Filter the records below for the word "this". Copy each line that holds it.

-- START OF Listing --

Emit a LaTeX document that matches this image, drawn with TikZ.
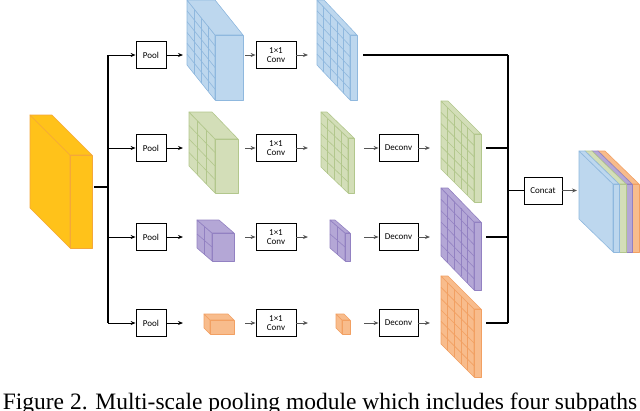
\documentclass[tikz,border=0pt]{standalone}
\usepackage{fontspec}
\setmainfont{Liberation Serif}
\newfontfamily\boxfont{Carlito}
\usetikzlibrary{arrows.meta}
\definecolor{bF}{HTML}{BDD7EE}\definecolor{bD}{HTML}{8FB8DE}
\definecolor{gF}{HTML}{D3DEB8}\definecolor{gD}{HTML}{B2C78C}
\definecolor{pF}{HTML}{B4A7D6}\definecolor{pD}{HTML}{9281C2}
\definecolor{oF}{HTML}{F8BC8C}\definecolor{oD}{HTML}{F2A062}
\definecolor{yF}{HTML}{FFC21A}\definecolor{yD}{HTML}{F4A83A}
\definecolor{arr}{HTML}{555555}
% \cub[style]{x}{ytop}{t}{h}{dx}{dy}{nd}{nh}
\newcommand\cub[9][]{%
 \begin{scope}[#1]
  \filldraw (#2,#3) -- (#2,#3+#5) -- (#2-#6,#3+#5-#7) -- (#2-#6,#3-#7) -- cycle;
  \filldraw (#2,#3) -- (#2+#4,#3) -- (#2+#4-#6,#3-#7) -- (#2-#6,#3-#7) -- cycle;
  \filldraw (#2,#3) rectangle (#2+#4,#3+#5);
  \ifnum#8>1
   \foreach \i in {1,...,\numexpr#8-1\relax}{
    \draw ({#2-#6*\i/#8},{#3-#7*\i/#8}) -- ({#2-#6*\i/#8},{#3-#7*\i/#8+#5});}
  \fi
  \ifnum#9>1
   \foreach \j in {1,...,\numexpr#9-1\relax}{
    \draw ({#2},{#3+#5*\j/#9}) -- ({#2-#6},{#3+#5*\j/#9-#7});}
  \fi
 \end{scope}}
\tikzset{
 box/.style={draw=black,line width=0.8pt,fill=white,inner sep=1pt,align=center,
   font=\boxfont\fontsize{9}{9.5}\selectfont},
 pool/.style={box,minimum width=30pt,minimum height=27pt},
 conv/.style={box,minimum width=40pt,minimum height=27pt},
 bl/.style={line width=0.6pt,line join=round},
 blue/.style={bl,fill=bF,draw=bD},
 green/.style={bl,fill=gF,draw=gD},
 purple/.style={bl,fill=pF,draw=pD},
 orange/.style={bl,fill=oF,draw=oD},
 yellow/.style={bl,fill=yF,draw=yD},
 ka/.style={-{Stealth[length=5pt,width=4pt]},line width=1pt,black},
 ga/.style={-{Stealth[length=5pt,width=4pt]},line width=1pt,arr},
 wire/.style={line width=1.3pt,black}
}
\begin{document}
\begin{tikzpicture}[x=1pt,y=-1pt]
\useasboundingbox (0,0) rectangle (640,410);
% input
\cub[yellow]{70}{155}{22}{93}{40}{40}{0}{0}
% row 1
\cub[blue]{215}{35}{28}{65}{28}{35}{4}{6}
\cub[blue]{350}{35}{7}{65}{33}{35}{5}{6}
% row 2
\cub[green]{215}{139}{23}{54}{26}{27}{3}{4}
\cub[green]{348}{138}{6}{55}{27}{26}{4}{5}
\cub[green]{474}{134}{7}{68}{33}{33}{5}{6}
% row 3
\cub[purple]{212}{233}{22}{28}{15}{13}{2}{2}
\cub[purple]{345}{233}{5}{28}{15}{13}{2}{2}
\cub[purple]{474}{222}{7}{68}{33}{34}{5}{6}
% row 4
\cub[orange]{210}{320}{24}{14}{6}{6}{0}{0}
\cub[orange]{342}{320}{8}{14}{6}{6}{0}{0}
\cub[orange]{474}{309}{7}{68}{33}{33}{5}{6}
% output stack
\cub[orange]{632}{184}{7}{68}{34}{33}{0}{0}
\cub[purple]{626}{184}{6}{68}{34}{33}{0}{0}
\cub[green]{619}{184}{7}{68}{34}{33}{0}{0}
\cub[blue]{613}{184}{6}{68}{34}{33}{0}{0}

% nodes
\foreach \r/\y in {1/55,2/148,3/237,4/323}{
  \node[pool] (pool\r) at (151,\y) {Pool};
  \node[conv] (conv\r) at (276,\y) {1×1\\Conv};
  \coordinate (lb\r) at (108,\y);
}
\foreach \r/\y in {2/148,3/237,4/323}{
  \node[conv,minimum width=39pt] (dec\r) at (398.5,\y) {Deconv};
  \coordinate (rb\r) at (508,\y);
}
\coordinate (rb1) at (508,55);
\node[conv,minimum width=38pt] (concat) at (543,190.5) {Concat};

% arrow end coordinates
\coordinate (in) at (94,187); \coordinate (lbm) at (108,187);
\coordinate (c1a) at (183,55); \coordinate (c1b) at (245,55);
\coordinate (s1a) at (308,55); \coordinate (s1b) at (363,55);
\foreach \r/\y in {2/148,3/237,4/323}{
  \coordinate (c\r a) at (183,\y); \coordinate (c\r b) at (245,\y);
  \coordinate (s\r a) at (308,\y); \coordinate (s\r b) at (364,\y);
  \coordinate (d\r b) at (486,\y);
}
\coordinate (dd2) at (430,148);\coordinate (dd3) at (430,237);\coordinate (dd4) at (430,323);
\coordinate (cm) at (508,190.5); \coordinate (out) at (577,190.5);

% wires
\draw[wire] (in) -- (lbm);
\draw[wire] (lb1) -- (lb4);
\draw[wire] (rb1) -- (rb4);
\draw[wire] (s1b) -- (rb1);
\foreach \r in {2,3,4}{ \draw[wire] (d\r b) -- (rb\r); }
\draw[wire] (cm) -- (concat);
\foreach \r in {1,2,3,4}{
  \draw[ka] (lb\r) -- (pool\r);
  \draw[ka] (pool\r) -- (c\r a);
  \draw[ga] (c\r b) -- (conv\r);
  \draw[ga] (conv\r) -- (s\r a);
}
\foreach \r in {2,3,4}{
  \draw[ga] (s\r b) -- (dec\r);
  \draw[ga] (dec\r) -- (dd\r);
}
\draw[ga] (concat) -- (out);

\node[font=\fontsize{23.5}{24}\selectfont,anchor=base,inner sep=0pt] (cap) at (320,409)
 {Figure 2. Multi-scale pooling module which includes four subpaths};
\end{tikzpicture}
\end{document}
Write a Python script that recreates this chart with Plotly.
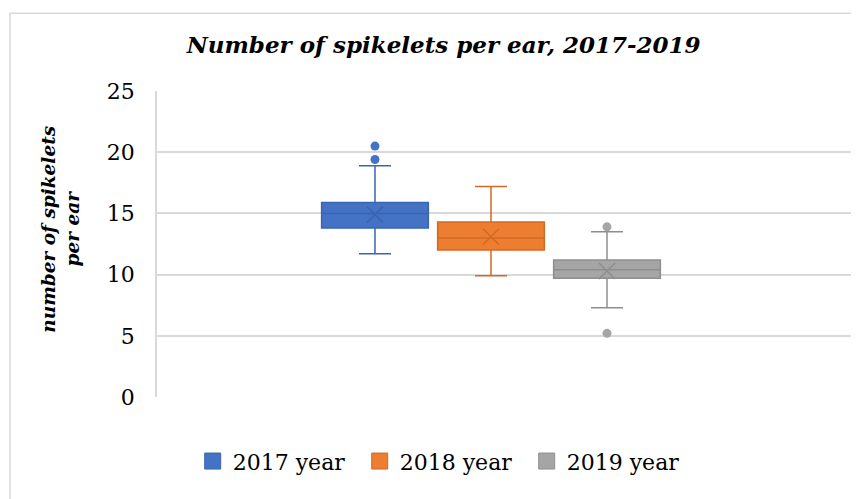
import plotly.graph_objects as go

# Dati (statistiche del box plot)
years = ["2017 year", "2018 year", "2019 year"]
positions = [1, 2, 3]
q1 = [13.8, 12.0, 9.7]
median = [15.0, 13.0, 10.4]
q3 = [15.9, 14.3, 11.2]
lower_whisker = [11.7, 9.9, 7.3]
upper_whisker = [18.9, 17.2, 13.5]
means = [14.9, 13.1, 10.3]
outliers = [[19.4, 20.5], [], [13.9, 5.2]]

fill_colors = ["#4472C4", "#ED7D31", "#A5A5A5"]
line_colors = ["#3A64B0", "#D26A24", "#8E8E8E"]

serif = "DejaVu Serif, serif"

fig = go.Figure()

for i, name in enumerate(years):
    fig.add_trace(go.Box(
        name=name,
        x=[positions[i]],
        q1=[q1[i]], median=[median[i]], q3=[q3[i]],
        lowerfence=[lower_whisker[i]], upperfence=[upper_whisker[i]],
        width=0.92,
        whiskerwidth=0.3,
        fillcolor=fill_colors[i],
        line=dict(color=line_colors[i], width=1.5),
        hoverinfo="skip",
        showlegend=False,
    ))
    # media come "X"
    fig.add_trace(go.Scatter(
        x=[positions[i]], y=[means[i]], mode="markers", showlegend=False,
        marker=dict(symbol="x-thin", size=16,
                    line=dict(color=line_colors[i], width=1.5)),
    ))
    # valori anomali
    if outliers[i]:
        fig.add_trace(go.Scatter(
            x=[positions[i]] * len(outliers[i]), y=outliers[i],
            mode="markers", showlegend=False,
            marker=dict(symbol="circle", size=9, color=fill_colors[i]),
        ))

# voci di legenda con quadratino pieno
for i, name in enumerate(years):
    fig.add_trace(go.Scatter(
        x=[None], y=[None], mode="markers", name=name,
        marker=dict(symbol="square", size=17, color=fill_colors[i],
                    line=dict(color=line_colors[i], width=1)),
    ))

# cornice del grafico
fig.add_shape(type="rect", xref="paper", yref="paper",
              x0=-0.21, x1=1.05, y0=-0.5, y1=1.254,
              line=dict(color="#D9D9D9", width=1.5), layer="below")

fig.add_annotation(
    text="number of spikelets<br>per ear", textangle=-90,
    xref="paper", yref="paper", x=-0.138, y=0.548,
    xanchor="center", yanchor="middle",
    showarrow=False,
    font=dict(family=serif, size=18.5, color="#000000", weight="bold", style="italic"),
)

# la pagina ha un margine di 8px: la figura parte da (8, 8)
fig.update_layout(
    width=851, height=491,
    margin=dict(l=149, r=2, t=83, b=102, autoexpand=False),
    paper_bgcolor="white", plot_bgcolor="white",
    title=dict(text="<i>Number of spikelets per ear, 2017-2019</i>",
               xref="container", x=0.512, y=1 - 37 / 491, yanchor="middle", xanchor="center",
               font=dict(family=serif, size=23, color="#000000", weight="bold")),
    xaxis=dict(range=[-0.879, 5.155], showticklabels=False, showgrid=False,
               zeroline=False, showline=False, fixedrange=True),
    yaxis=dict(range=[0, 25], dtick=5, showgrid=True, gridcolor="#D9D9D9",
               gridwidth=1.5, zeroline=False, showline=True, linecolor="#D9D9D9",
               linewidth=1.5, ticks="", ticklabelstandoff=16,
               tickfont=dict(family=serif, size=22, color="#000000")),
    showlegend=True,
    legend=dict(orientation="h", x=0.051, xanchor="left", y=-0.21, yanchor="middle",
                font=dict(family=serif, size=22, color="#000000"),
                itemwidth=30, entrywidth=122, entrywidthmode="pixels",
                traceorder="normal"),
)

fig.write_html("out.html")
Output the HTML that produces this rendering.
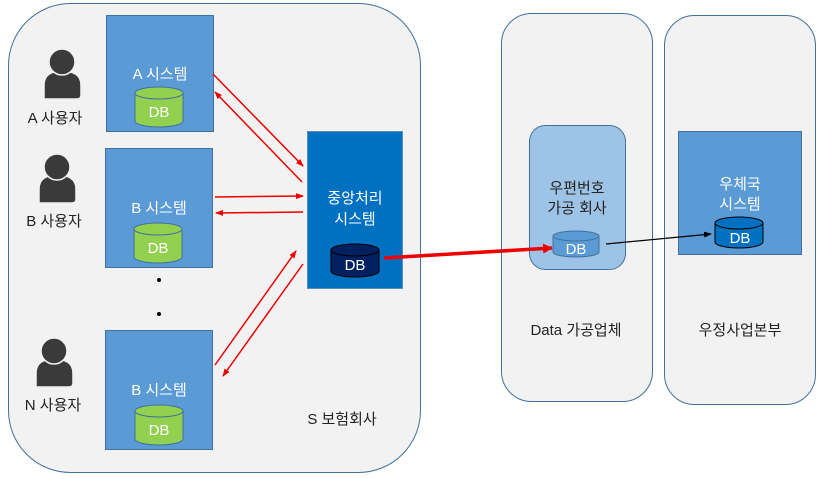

-- END OF Listing --

* [Finished answer]:
Emit a LaTeX document that matches this image, drawn with TikZ.
Write a Python script that recreates this chart with Plotly.
Output the HTML that produces this rendering.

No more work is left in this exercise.